Enough About Love is an alluring story, despite its few forays into pedestrian philosophizing about the nature of romance and relationships. Le Tellier is an imaginative writer, and his works are often intriguingly composed. As each of his three books available in English differ so greatly from one another, any new Le Tellier translation would be a welcomed gift to readers, as one never really quite knows what to expect from the Frenchman's books, save, of course, for abundant creativity and charm.

"Publishers Weekly Review" by , "'Any man — or woman — who wants to hear nothing — or no more — about love should put this book down,' warns Le Tellier in this complicated tale of the romantic lives of four Parisians. Anna Stein and Louise Blum have never met, but their lives are comparable: both are married with children, settled and reasonably happy, until, within days, each one meets a man who will upset the equilibrium of their lives. Anna, a doctor married to a doctor, comes under the spell of a free-spirited writer, Yves Janvier, while lawyer Louise, whose husband is a mild-mannered scientist, falls for Anna's analyst, Dr. Thomas Le Gall. Comedy and pathos ensue as the cast of wives, husbands, and lovers struggle to reconcile their values with their passions. 'Desire will not allow for simple explanations,' Le Tellier observes as he skillfully weaves a tapestry of his characters' adventures. 'When you don't know where you want to go, it doesn't matter which path you take,' Anna decides as she contemplates a difficult decision, the dilemma that these four very real, very flawed, and very likable people all face. A touching and thought-provoking study of attraction, responsibility, and love. (Feb.)" Publishers Weekly (Copyright PWyxz LLC)
"Synopsis" by , Originally published in French as Assez parle d'amour.
"Synopsis" by , Any man—or woman—who wants to hear nothing—or no more—about love should put this book down.

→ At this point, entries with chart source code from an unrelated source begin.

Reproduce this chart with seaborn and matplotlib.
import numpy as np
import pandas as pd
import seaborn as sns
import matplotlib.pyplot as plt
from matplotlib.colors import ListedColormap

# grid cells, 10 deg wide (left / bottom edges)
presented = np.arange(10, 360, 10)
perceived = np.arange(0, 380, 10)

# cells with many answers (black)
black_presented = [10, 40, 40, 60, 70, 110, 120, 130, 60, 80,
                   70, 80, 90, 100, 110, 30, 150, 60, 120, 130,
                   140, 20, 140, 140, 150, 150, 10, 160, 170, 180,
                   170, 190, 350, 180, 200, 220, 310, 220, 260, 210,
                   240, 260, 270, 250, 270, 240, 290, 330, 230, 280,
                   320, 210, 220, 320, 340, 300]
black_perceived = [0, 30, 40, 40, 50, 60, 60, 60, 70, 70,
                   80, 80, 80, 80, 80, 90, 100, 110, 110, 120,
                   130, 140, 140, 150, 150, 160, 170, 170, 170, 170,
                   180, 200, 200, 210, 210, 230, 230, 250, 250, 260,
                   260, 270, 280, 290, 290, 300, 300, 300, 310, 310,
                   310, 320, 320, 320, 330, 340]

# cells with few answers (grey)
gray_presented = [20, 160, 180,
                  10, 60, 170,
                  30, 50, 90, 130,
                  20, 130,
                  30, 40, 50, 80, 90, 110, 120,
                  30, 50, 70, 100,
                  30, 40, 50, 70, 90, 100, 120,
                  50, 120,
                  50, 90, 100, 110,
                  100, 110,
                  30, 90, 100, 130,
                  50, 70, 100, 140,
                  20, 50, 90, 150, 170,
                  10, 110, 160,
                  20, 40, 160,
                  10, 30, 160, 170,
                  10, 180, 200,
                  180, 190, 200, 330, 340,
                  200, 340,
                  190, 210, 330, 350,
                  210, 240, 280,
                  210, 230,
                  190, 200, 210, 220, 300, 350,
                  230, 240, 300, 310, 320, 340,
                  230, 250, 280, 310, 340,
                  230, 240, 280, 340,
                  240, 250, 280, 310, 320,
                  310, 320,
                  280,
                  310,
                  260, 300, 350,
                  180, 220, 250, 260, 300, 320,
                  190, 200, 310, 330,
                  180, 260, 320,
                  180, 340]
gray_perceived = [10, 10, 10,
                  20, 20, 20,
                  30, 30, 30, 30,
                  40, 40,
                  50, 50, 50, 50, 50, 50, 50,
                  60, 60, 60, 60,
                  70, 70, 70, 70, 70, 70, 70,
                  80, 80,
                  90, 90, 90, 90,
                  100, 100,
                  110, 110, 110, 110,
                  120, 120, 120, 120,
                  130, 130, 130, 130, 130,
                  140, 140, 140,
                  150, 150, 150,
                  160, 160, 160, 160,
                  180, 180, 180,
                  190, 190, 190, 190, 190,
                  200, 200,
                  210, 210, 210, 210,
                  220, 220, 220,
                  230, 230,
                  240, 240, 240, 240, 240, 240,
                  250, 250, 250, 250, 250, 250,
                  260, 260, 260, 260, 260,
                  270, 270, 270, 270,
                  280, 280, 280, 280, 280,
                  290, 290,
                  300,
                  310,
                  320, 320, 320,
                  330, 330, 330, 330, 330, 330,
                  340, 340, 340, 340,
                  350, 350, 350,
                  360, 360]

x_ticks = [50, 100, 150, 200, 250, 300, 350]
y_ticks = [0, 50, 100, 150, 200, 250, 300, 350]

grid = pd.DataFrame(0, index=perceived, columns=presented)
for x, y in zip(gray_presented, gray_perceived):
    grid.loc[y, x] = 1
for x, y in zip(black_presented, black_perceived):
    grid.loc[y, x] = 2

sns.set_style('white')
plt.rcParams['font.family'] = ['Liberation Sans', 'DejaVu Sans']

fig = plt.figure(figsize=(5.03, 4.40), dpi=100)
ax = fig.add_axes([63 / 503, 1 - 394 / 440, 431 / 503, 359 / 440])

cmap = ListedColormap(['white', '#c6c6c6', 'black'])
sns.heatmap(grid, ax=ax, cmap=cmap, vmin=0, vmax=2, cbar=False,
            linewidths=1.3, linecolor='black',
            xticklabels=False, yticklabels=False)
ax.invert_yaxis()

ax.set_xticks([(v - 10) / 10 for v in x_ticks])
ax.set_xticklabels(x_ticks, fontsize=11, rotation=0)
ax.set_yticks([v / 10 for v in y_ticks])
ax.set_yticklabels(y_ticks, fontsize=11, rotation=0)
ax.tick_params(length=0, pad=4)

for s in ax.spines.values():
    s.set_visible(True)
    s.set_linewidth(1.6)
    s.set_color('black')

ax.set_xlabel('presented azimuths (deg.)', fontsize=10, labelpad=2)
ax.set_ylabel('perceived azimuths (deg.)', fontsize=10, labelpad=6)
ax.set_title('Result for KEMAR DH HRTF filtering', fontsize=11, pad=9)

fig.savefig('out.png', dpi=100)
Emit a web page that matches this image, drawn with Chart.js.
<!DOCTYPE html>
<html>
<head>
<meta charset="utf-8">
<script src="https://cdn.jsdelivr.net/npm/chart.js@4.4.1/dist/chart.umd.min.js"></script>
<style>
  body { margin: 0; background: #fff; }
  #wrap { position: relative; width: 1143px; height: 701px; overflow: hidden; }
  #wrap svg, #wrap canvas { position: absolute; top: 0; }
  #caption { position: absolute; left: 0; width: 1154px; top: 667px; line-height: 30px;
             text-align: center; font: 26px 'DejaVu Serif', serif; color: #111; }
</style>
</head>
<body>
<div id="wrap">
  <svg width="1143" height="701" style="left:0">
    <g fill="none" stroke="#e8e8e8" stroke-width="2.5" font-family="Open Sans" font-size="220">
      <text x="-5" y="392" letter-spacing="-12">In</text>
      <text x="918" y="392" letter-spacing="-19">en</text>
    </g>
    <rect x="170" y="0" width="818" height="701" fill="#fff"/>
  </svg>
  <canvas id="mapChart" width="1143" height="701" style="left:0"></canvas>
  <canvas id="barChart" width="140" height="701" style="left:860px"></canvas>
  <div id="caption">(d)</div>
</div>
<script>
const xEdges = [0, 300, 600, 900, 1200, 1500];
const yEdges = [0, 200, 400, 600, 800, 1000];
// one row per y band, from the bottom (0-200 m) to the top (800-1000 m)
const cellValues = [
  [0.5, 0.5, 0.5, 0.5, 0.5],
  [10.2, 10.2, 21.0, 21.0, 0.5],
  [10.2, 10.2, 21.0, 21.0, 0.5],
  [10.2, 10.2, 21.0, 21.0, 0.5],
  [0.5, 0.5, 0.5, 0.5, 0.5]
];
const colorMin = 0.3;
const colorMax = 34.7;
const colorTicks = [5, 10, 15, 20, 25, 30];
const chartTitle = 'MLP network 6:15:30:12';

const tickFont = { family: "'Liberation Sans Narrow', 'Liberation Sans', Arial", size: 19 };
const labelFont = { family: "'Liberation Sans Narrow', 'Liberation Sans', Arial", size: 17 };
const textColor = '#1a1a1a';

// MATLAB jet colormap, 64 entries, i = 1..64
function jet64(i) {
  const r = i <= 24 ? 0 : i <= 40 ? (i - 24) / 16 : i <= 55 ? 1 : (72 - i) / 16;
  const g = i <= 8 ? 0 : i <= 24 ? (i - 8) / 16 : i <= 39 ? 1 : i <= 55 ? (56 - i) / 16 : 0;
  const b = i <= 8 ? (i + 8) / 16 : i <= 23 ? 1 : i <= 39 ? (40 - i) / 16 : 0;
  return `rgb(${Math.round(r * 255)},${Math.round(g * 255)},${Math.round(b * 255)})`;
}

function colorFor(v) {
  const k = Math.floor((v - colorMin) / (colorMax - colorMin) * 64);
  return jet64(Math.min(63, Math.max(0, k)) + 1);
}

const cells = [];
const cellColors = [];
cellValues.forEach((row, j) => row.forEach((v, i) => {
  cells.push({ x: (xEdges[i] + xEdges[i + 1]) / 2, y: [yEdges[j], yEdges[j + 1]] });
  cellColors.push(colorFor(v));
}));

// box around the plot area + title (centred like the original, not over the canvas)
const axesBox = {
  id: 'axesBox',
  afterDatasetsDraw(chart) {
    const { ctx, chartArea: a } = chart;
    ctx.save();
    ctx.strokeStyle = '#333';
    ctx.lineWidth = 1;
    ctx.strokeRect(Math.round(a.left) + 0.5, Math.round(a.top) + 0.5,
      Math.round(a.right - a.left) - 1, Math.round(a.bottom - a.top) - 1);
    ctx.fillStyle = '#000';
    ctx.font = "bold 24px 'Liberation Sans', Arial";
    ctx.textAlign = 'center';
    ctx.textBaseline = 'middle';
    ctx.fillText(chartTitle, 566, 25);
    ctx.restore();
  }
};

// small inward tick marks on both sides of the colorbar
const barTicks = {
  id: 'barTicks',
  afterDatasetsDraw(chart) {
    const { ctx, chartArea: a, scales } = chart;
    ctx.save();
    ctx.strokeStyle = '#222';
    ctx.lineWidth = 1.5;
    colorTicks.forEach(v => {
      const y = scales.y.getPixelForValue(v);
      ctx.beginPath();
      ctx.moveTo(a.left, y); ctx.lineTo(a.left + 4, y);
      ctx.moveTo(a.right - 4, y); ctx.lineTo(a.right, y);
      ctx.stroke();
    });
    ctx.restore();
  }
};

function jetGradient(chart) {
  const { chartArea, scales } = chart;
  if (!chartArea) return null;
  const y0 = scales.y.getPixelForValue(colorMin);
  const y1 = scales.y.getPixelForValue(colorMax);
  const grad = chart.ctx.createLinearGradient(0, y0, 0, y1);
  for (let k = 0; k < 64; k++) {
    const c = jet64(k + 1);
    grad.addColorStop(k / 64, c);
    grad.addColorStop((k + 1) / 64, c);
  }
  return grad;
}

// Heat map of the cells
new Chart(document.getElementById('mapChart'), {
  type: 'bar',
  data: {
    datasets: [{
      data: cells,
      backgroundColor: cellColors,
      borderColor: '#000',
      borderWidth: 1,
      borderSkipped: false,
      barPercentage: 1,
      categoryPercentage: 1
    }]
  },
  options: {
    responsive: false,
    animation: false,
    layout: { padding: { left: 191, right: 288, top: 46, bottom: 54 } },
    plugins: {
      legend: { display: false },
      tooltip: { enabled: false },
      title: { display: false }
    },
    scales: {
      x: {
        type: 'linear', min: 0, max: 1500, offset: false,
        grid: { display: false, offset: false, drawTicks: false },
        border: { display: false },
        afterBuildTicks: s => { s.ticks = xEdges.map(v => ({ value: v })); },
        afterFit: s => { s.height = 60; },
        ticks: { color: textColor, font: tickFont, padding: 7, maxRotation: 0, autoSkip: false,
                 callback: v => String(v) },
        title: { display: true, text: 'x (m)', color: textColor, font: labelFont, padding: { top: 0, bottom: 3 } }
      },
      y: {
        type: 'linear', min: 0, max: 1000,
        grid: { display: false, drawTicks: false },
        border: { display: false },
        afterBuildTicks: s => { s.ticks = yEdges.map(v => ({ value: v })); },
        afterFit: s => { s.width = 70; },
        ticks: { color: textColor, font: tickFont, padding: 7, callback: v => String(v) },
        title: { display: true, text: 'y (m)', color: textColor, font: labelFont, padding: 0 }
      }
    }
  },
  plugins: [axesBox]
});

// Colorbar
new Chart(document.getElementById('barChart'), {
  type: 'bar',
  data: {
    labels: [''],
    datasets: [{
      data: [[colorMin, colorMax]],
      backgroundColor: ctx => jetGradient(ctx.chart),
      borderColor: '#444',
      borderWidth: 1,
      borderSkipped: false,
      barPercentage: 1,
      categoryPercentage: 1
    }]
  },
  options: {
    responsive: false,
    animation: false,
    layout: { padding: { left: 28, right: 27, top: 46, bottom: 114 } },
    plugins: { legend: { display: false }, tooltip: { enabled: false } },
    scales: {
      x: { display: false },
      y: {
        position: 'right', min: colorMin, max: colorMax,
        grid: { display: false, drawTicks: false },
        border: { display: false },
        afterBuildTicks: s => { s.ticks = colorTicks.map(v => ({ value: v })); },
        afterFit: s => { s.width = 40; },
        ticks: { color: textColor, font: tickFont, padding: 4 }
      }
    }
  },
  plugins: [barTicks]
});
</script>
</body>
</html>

Anna and Louise could be sisters, but they don’t know each other. They are both married with children, and for the most part, they are happy. On almost the same day, Anna, a psychiatrist, crosses paths with Yves, a writer, while Louise, a lawyer, meets Anna’s analyst, Thomas. Love at first sight is still possible for those into their forties and long-married. But when you have already mapped out a life path, a passionate affair can come at a high price. For our four characters, their lives are unexpectedly turned upside down by the deliciously inconvenient arrival of love. For Anna, meeting Yves has brought a flurry of excitement to her life and made her question her values, her reliable husband, and her responsibilities to her children. For Louise, a successful career woman in a stable and comfortable marriage, her routine is uprooted by the youthful passion she feels for Thomas. Thought-provoking, sophisticated, and, above all, amusing, Enough About Love captures the euphoria of desire through tender and unflinching portraits of husbands, wives, and lovers.